Juste avant, on avait remonté toute la rue de Vaugirard !!! Tu connais ce coin de Paris, non ?

Par contre pour le métro, j'ai des souvenirs plus récents et moins cuisants : j'aime bien les odeurs si particulières de ses couloirs, j'aime bien aussi y voir tous ces gens pressés, s'agglutiner dans ses escaliers, se ruer sur les trottoirs, mais je les trouve toujours pareils ces gens, jamais souriants, seuls dans leur voyage alors qu'ils vont tous dans la même direction, toujours prêts à raler parce que ceci, parce que celà, comme s'ils allaient tous au même enterrement sans savoir que c'est le leur, tellement ils semblent tristes. J'aimerais que toutes ces personnes aient envie un jour de se sourire ou de rire ensemble, sans même se connaître, ou de s'aider, tu te souviens comme c'est le cas quand en plein hiver, il arrive que la ville soit paralysée par le gel du métro pour toute sorte de bonne ou de mauvaise raison...
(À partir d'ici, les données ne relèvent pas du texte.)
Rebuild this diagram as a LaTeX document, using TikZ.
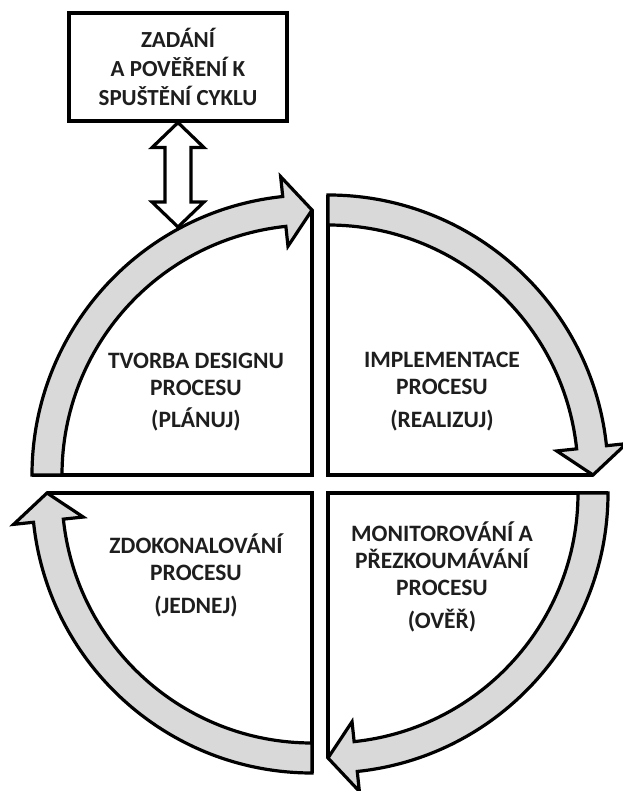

Mais aujourd'hui, si ce n'est pas encore l'hiver, ce n'est déjà plus l'été, et la ville a quitté ses tons vacances pour retrouver le ton boulot.

Tu vois, même moi, je reprends le métro : 9 heures, 17 heures, c'est te dire si l'ambiance est studieuse !!!

Mais, je te raconterai ça plus tard, je vais faire mes devoirs... et hop : dodo !!!